How to stop perfectionism from getting in the way of your creative work
People often ask: “how can I stop perfectionism from getting in the way of sharing my work?”
I still struggle to let out any creative work that I’m not totally happy with. It actually used to be easier to just make something and share it, but as time goes on, I find that my own standard of how good it needs to keep going up (even though most other people don’t really care!)
Having high standards sounds like a great thing for artists and designers – of course, we want to make awesome work. But when that tips into setting the standards so high that we can’t meet them anymore (aka perfectionism), it gets in the way of creativity.
If this all sounds a bit too familiar, here are some suggestions to play around with...
A creative warm-up can help
Whenever I run, the first 1K or so is difficult. Even with a habit of running regularly, I still have to dust off the cobwebs, get my shoes on and head out the door, whether it’s cold or raining or whatever. But about 1k in, I get into a rhythm and the rest of the run feels easier, even enjoyable.
When you’re about to start a lettering piece, maybe the blank page feels overwhelming, or your mind’s already jumping five steps ahead to how the finished thing will turn out. If it’s not going to be a masterpiece, what’s the point?
In every book I’ve read about creativity and productivity, procrastination or overwhelm, the one thought that comes through solidly in all of them is: just start.
You could play around with some brush textures, draw some weird-looking shapes, or write out the whole alphabet... something simple you already know how to do, with no pressure for it to be perfect.

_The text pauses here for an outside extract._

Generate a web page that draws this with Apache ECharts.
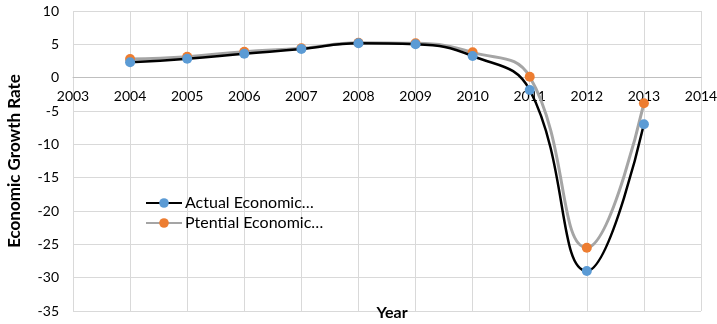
<!DOCTYPE html>
<html>
<head>
<meta charset="utf-8">
<script src="https://cdn.jsdelivr.net/npm/echarts@6/dist/echarts.min.js"></script>
<style>
  html, body { margin: 0; padding: 0; background: #fff; }
  #chart { width: 717px; height: 324px; }
</style>
</head>
<body>
<div id="chart"></div>
<script>
// Annual growth rates, 2004–2013
const years = [2004, 2005, 2006, 2007, 2008, 2009, 2010, 2011, 2012, 2013];
const actualGrowth = [2.3, 2.85, 3.6, 4.3, 5.15, 5.0, 3.25, -1.85, -29.0, -7.0];
const potentialGrowth = [2.8, 3.15, 3.9, 4.4, 5.25, 5.15, 3.8, 0.15, -25.5, -3.85];
const seriesNames = ['Actual Economic…', 'Ptential Economic…'];

const FONT = 'Lato, "Open Sans", sans-serif';
const GRID = { left: 73, right: 16, top: 11, bottom: 13 };
const Y_MIN = -35, Y_MAX = 10;
const chartHeight = 324;

// The year axis crosses the value axis at zero: lift it from the bottom edge
// of the plot by the pixel distance between -35 and 0.
const plotH = chartHeight - GRID.top - GRID.bottom;
const zeroOffset = -plotH * (0 - Y_MIN) / (Y_MAX - Y_MIN);

const chart = echarts.init(document.getElementById('chart'), null, { renderer: 'canvas' });
const toPairs = (vals) => years.map((y, i) => [y, vals[i]]);

chart.setOption({
  animation: false,
  backgroundColor: '#ffffff',
  textStyle: { fontFamily: FONT },
  grid: Object.assign({ containLabel: false, outerBoundsMode: 'none' }, GRID),
  title: {
    text: 'Year',
    left: 387,
    top: 300,
    textAlign: 'center',
    textStyle: { fontFamily: FONT, fontSize: 16, fontWeight: 'bold', color: '#000' }
  },
  legend: {
    orient: 'vertical',
    left: 140,
    top: 190,
    itemWidth: 36,
    itemHeight: 12,
    itemGap: 4,
    textStyle: { fontFamily: FONT, fontSize: 16, color: '#000', padding: [0, 0, 0, -2] },
    data: seriesNames
  },
  xAxis: {
    type: 'value',
    min: 2003,
    max: 2014,
    interval: 1,
    position: 'bottom',
    offset: zeroOffset,
    axisLine: { onZero: false, lineStyle: { color: '#bfbfbf', width: 1 } },
    axisTick: { show: false },
    axisLabel: { color: '#000', fontSize: 14, margin: 12, fontFamily: FONT, formatter: (v) => String(v) },
    splitLine: { show: true, lineStyle: { color: '#d9d9d9', width: 1 } }
  },
  yAxis: {
    type: 'value',
    min: Y_MIN,
    max: Y_MAX,
    interval: 5,
    name: 'Economic Growth Rate',
    nameLocation: 'middle',
    nameGap: 50,
    nameTextStyle: { fontFamily: FONT, fontSize: 17, fontWeight: 'bold', color: '#000' },
    axisLine: { show: false, onZero: false },
    axisTick: { show: false },
    axisLabel: { color: '#000', fontSize: 14, margin: 14, fontFamily: FONT },
    splitLine: { show: true, lineStyle: { color: '#d9d9d9', width: 1 } }
  },
  series: [
    {
      name: seriesNames[1],
      type: 'line',
      smooth: 0.45,
      data: toPairs(potentialGrowth),
      symbol: 'circle',
      symbolSize: 10,
      lineStyle: { color: '#a5a5a5', width: 3 },
      itemStyle: { color: '#ed7d31' },
      z: 2
    },
    {
      name: seriesNames[0],
      type: 'line',
      smooth: 0.45,
      data: toPairs(actualGrowth),
      symbol: 'circle',
      symbolSize: 10,
      lineStyle: { color: '#000000', width: 2.5 },
      itemStyle: { color: '#5b9bd5' },
      z: 3
    }
  ]
});
</script>
</body>
</html>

I often like to start by putting in the background. It needs to be there anyway, it’s not hard, but it’s still warming up my creative muscles. It helps me get into the rhythm for something a bit more complex.
There are loads of ideas on YouTube or Skillshare for creative warm-ups: doodling, making marks, and little exercises to try. See what works for you.
Go with some ‘bad’ ideas
Sometimes people ask: “But what if all my ideas are terrible?”

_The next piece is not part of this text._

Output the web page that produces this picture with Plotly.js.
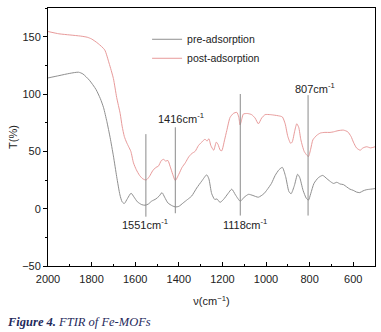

Do it anyway. Whether it’s a cliché, or a clashing style, or you find yourself thinking “Ooh, this could look good with some Comic Sans...”
Sometimes bad ideas are just seeking attention. You know it’s not going to be good, but you just have to give it that little bit of attention first. Then it goes away happy, and you can focus on a nice cool idea.

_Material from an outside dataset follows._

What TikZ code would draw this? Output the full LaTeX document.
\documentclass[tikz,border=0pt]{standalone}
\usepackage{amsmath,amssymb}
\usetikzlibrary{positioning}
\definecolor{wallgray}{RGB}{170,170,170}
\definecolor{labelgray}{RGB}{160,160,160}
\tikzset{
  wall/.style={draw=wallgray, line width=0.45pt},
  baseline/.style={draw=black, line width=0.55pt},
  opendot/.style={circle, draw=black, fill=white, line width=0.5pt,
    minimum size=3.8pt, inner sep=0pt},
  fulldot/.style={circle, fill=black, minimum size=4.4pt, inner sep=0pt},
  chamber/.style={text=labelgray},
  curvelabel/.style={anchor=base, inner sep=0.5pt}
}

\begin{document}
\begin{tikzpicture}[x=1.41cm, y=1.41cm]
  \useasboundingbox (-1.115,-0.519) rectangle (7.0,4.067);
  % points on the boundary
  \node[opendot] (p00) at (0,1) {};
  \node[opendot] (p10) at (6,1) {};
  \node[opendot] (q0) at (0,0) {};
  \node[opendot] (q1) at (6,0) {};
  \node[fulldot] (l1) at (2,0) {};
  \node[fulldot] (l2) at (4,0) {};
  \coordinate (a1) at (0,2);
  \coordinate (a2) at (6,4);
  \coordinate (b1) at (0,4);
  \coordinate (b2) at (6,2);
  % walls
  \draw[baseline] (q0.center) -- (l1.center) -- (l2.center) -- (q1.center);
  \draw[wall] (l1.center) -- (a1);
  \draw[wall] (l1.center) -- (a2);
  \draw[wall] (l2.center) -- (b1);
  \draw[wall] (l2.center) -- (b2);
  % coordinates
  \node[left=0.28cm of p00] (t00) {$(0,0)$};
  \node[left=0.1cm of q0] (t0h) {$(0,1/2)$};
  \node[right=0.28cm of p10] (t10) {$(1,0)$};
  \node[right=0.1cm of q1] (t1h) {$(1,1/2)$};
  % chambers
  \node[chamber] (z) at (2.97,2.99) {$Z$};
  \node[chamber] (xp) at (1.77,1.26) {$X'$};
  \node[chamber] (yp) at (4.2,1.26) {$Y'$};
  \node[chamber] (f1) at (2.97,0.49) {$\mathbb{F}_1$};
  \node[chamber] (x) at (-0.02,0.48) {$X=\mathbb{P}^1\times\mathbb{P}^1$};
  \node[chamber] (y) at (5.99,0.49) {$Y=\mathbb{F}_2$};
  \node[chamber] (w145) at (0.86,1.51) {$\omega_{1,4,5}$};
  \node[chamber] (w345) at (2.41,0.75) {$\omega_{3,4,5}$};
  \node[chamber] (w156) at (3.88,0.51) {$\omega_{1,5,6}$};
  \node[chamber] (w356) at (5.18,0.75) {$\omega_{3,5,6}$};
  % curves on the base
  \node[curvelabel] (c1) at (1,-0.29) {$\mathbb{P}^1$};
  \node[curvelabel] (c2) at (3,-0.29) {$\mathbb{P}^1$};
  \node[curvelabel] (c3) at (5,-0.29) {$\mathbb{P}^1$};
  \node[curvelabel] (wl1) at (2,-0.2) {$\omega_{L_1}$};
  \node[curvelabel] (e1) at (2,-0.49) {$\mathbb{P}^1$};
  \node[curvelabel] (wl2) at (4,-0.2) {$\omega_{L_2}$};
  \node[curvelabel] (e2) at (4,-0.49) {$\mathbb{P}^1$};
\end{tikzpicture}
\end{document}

Average ideas are allowed too
Once you’ve got those terrible ones out of the way, what’s left might not feel ground-breaking. We often worry about getting past bad ideas, but a run of brilliant work can actually build up the creative pressure. That’s when people get stuck perfecting Instagram posts, but never posting anything.
It’s kind of like bands who have had two great albums, and now they have to make another one under the shadow of all their success so far. Maybe you’ve had some lettering hits, and you’re scared to release the next one in case it flops.
It’s easier said than done, but lowering your expectations can help you get more work out. Not every project can be special. And the pressure for each piece to be better than the last isn’t really sustainable.
Those bands that release a not-so-great third album might go on to make an awesome fourth one – but only if they keep producing music.
Tap into a flow state
Perfectionism sets up lots of fears about the finished result: will anyone like it, what if it’s rubbish, what if I don’t like it, is it all a waste of time..?
Flow state describes that feeling of being ‘in the zone’, so immersed in what you’re doing that you lose track of time. You’re totally focused and enjoying the challenge. (It’s also the only time I stop thinking about food.)
When we can get into that state, those critical or questioning thoughts about the work itself naturally switch off.
So how do you get into a flow state? Some creatives use a series of cues or steps: it could be as simple as making a coffee before sitting down to start lettering. Or listening to music, perhaps a specific playlist on repeat.
Getting rid of distractions is really important, especially email and social media. I’ve definitely never found a flow state with those two elements.
Even working on the iPad can be a problem – it’s always connected to the internet, so there’s a temptation to check Instagram or YouTube. Or I’ll suddenly need to charge the battery or the Pencil. And there’s an undo option!
With analogue methods, it feels very different. Painting is the best one for me, whether lettering onto a skateboard or painting a mural. It takes time, it requires concentration, and I can’t multitask while I’m doing it.
You can’t always guarantee a flow state, but keep an eye out for those activities that are more likely to help you ease into it.
Struggling with perfectionism in your work?
- try a range of warm-up exercises
- allow some bad or average ideas
- limit distractions
- figure out what helps you find a flow state
Unfortunately, there’s no short cut to overcoming perfectionism, and it’s probably going to look a bit different for all of us. But don’t wait for the lightning bolt to strike. Start somewhere (anywhere!) and you might be pleasantly surprised by what emerges.